Advanced repair (repair files)

table-repair can run from a repair file instead of a single source-of-truth flag. The repair file is a versioned YAML/JSON document that describes per-table defaults, ordered rules, and explicit row overrides. This lets you pick different sources of truth (or custom rows) per batch, and keep a reproducible plan on disk.

File structure and precedence

  • Top level: version, optional default_action, tables map (schema.table keys).
  • Per table: default_action, ordered rules, and row_overrides.
  • Precedence: row_overrides (exact PK) > first matching rule > table.default_action > global default_action. Rules must declare at least one selector to avoid match‑all accidents.

Selectors

  • pk_in: list of PK values, and/or ranges (from/to) for simple PKs; composite PKs use ordered tuples.
  • diff_type: one or more of row_mismatch, missing_on_n1, missing_on_n2, deleted_on_n1, deleted_on_n2.
  • columns_changed: match if any listed column differs.
  • when: predicate over n1.<col> / n2.<col>; supports = != < <= > >=, IN (...), IS [NOT] NULL, AND/OR/NOT, parentheses, string/number/bool/null literals.

Actions (verbs)

  • keep_n1, keep_n2: copy that side.
  • apply_from with from: n1|n2 and mode: replace|upsert|insert (default replace). insert is only valid on missing rows.
  • bidirectional: copy both ways (only meaningful on mismatches/missing rows).
  • custom: provide custom_row (with optional {{n1.col}} / {{n2.col}} templating) and/or helpers:
  • helpers.coalesce_priority: [n1, n2] fills remaining columns from the first non‑NULL source.
  • helpers.pick_freshest: { key: updated_at, tie: n1|n2 } fills remaining columns from the fresher side (numeric, string, or RFC3339 timestamps).
  • skip: do nothing.
  • delete: remove the row (from the side(s) where it exists).
  • Spock metadata in plans: you can reference commit_ts and node_origin in when predicates and custom_row templates (e.g., {{n1.commit_ts}}, when: "n2.node_origin = 'n3'").
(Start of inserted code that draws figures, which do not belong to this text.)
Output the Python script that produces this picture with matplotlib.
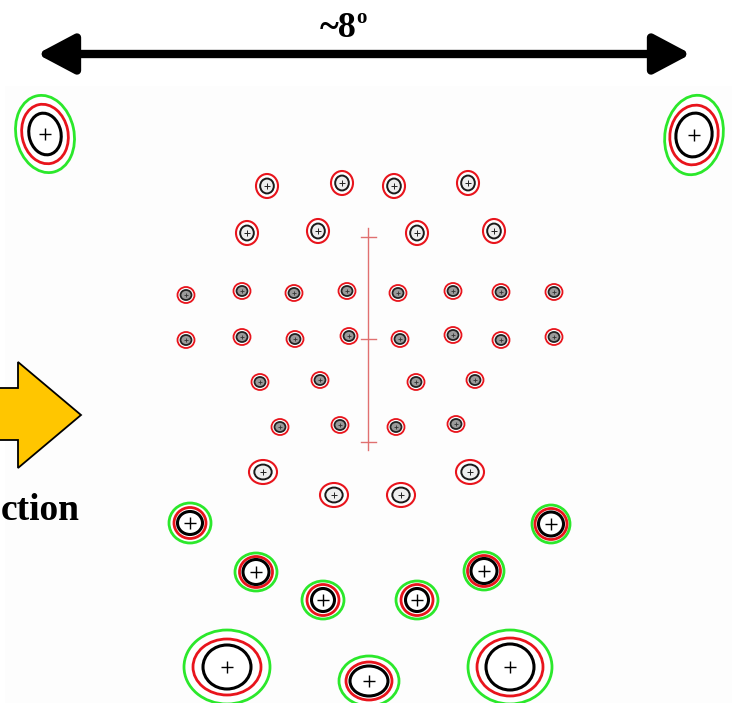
import matplotlib
matplotlib.use("Agg")
import matplotlib.pyplot as plt
from matplotlib.patches import Ellipse, Polygon, FancyArrowPatch, Rectangle

# small spots, grey core (rows 3-6)
core_x = [186, 242, 294, 347, 398, 453, 501, 554,
          186, 242, 295, 349, 400, 453, 501, 554,
          260, 320, 416, 475,
          280, 340, 396, 456]
core_y = [295, 291, 293, 291, 293, 291, 292, 292,
          340, 337, 339, 336, 339, 335, 340, 337,
          382, 380, 382, 380,
          427, 425, 427, 424]

# medium spots, open core (rows 1, 2 and 7)
open_x = [267, 342, 394, 468, 247, 318, 417, 494, 263, 470, 334, 401]
open_y = [186, 183, 186, 183, 233, 231, 233, 231, 472, 472, 495, 495]
open_red_w = [22, 22, 22, 22, 22, 22, 22, 22, 28, 28, 28, 28]
open_red_h = [24, 24, 24, 24, 24, 24, 24, 24, 24, 24, 24, 24]

# bright spots with three contour levels (black / red / green)
bright_x = [45, 694, 190, 551, 256, 484, 323, 417, 227, 369, 510]
bright_y = [134, 135, 523, 524, 572, 571, 600, 600, 667, 681, 667]
black_w = [32, 36, 25, 25, 26, 26, 23, 23, 48, 38, 48]
black_h = [42, 44, 23, 24, 25, 25, 23, 23, 44, 30, 46]
red_w = [46, 48, 32, 32, 33, 33, 32, 32, 68, 46, 66]
red_h = [60, 60, 31, 31, 31, 31, 31, 31, 56, 38, 58]
green_w = [58, 58, 42, 38, 42, 40, 42, 42, 86, 60, 84]
green_h = [78, 80, 40, 38, 38, 38, 38, 38, 74, 50, 74]
tilt = [-12, 10, 0, 0, 0, 0, 0, 0, 0, 0, 0]
cross_size = [9, 9, 9, 9, 9, 9, 9, 9, 9, 9, 8]

# scale bar ticks
bar_x = 368
bar_ticks = [237, 339, 442]

RED = "#e8141c"
GREEN = "#2be82b"

fig = plt.figure(figsize=(7.32, 7.03), dpi=100)
ax = fig.add_axes([0, 0, 1, 1])
ax.set_xlim(0, 732)
ax.set_ylim(703, 0)
ax.axis("off")

# faint image panel
ax.add_patch(Rectangle((5, 86), 727, 617, facecolor="#fdfdfd", edgecolor="none", zorder=0))

# width arrow and label
ax.add_patch(FancyArrowPatch((37, 54), (691, 54), arrowstyle="<|-|>,head_length=1.6,head_width=0.85",
                             color="black", lw=6, mutation_scale=14, shrinkA=0, shrinkB=0))
ax.text(338, 37, "~8", fontsize=26, fontweight="bold", family="Liberation Serif",
        ha="center", va="baseline")
ax.text(361, 23, "o", fontsize=15, fontweight="bold", family="Liberation Serif",
        ha="center", va="baseline")

# yellow direction arrow (cut at left edge)
ax.add_patch(Polygon([(-5, 388), (18, 388), (18, 362), (81, 415), (18, 468), (18, 440), (-5, 440)],
                     closed=True, facecolor="#ffc600", edgecolor="black", lw=1.3, zorder=3))
ax.text(1, 520, "ction", fontsize=27, fontweight="bold", family="Liberation Serif",
        ha="left", va="baseline")

# scale bar
ax.plot([bar_x, bar_x], [228, 450], color="#e07070", lw=1.0)
for ty in bar_ticks:
    ax.plot([bar_x - 7, bar_x + 8], [ty, ty], color="#e07070", lw=1.0)

# grey-core spots
for x, y in zip(core_x, core_y):
    ax.add_patch(Ellipse((x, y), 17, 16, facecolor="white", edgecolor=RED, lw=1.3, zorder=4))
    ax.add_patch(Ellipse((x, y), 11, 10, facecolor="#9a9a9a", edgecolor="#222222", lw=1.3, zorder=5))
    ax.plot(x, y, marker="+", color="#333333", ms=3, mew=0.6, zorder=6)

# open spots
for x, y, rw, rh in zip(open_x, open_y, open_red_w, open_red_h):
    ax.add_patch(Ellipse((x, y), rw, rh, facecolor="white", edgecolor=RED, lw=1.5, zorder=4))
    ax.add_patch(Ellipse((x, y), rw * 0.62, rh * 0.62, facecolor="#eeeeee", edgecolor="#1a1a1a",
                         lw=1.4, zorder=5))
    ax.plot(x, y, marker="+", color="#222222", ms=4, mew=0.7, zorder=6)

# bright spots
for i in range(len(bright_x)):
    c = (bright_x[i], bright_y[i])
    ax.add_patch(Ellipse(c, green_w[i], green_h[i], angle=tilt[i], facecolor="white",
                         edgecolor=GREEN, lw=2.0, zorder=4))
    ax.add_patch(Ellipse(c, red_w[i], red_h[i], angle=tilt[i], facecolor="none",
                         edgecolor=RED, lw=2.0, zorder=5))
    ax.add_patch(Ellipse(c, black_w[i], black_h[i], angle=tilt[i], facecolor="none",
                         edgecolor="black", lw=2.2, zorder=6))
    ax.plot(*c, marker="+", color="black", ms=cross_size[i], mew=1.0, zorder=7)

fig.savefig("out.png", dpi=100, facecolor="white")
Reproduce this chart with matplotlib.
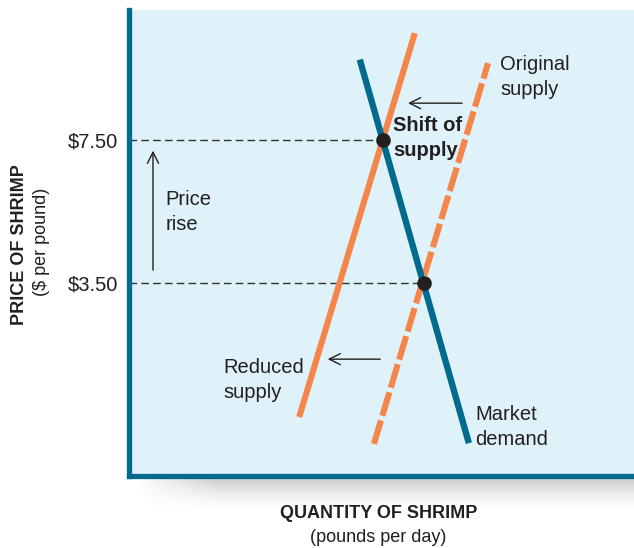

These fields are injected during diff collection (via pg_xact_commit_timestamp(xmin) and spock.xact_commit_timestamp_origin(xmin)), not stored in your table.
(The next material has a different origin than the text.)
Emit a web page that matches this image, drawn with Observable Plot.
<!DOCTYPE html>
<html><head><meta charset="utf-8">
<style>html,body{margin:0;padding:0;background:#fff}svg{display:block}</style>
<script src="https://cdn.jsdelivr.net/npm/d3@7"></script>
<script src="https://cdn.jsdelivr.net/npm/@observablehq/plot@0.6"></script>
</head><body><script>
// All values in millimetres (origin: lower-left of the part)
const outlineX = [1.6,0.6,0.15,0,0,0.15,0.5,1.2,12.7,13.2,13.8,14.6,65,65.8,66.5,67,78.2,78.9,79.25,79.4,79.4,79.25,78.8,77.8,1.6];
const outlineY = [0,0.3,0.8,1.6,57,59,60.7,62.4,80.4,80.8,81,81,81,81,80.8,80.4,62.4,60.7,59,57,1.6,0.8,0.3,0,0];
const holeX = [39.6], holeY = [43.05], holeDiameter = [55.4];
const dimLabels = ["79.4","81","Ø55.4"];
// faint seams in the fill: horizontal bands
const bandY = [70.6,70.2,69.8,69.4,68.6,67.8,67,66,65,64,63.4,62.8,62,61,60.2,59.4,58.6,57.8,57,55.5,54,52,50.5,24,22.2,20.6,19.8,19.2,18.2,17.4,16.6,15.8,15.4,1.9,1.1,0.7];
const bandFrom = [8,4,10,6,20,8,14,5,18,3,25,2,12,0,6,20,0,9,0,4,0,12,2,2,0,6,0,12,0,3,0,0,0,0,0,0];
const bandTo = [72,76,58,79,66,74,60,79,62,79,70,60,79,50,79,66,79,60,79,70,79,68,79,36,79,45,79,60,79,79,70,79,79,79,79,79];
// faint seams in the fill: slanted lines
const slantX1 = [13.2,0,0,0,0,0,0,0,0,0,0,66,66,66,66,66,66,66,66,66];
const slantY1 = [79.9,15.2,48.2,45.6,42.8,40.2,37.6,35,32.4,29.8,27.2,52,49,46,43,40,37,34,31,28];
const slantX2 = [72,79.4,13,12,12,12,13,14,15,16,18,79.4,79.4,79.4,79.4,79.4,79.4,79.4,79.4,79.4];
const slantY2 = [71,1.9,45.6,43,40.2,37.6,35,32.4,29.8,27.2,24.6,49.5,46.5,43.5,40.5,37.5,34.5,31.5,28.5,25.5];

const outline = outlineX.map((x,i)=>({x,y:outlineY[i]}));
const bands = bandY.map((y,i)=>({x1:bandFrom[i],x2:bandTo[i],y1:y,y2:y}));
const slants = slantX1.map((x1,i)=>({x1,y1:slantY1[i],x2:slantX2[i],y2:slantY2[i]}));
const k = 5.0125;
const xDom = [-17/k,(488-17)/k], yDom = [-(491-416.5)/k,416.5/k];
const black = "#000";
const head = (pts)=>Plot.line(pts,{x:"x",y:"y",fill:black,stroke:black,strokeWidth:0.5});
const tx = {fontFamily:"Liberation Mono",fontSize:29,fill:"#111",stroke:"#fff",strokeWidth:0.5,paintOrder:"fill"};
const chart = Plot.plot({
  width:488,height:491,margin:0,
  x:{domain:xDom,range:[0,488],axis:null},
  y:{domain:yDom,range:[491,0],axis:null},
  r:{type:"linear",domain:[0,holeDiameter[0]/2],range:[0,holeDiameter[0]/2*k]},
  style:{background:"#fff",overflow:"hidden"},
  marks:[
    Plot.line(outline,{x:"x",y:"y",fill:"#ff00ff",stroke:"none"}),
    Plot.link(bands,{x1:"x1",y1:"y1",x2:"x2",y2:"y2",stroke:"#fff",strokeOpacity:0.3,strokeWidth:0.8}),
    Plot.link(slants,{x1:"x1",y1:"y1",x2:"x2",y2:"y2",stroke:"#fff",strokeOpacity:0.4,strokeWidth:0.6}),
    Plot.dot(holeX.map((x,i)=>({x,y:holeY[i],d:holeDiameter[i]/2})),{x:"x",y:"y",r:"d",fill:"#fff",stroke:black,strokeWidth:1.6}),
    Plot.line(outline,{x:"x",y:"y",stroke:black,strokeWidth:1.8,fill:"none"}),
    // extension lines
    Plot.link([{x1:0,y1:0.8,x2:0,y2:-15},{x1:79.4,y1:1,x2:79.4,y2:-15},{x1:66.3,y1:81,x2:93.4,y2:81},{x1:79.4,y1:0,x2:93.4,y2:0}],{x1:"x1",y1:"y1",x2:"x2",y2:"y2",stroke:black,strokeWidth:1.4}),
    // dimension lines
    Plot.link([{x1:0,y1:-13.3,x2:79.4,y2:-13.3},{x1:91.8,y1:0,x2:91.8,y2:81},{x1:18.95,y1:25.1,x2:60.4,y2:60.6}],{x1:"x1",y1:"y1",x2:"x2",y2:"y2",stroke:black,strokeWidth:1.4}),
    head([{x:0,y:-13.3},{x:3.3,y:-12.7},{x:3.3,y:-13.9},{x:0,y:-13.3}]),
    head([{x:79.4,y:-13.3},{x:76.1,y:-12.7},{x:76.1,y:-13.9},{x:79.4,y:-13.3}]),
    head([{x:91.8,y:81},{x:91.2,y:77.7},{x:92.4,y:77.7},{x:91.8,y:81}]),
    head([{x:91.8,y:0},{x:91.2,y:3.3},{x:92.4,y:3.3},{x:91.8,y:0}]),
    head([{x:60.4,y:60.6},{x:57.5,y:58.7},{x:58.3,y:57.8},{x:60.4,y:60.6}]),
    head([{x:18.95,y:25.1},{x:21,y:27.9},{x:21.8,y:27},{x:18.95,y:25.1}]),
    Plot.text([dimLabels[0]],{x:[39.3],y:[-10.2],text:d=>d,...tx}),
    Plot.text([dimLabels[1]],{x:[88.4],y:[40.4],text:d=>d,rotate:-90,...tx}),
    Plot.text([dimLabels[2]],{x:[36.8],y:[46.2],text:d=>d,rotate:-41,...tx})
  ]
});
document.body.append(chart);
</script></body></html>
Compatibility checks (fail fast)

  • keep_n1/apply_from n1 require a row on n1; keep_n2/apply_from n2 require a row on n2.
  • apply_from mode: insert is invalid on row_mismatch.
  • diff_type is validated; incompatible action/diff combos are rejected at parse time and at execution.
  • custom requires custom_row or helpers.
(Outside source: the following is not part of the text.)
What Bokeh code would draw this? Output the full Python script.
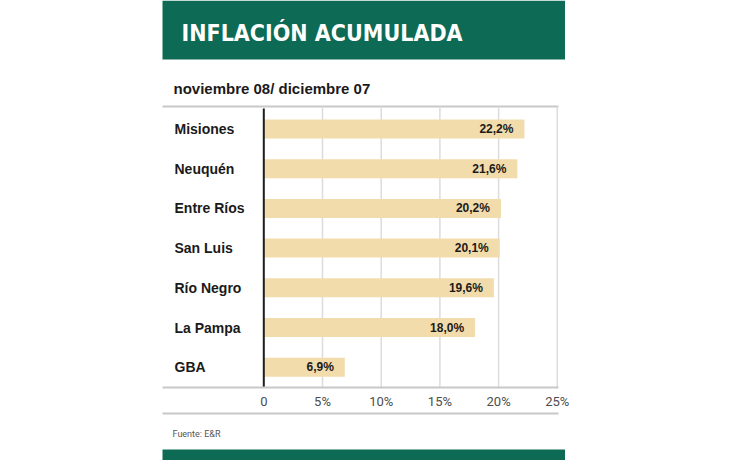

Running with a repair file

./ace table-repair <cluster> <schema.table> \
  --diff-file=public_customers_diffs-20251210.json \
  --repair-file=repair.yaml \
  --dry-run  # optional

Notes: - When --repair-file is provided, --source-of-truth is not required.
- Dry-run and reports include rule usage counts per node.
- --fix-nulls and --bidirectional cannot be combined with a repair file (they’re separate modes).

Minimal skeleton

version: 1
default_action:
  type: skip
tables:
  public.customers:
    default_action:
      type: keep_n1
    rules:
      - name: eu_to_n2
        diff_type: [row_mismatch, missing_on_n2]
        when: "n1.region = 'eu'"
        action:
          type: keep_n2
      - name: coalesce_contact
        columns_changed: [email, phone]
        action:
          type: custom
          helpers:
            coalesce_priority: [n1, n2]
    row_overrides:
      - name: fix_customer_42
        pk: { id: 42 }
        action:
          type: custom
          custom_row:
            id: 42
            status: "vip"
            email: "{{n1.email}}"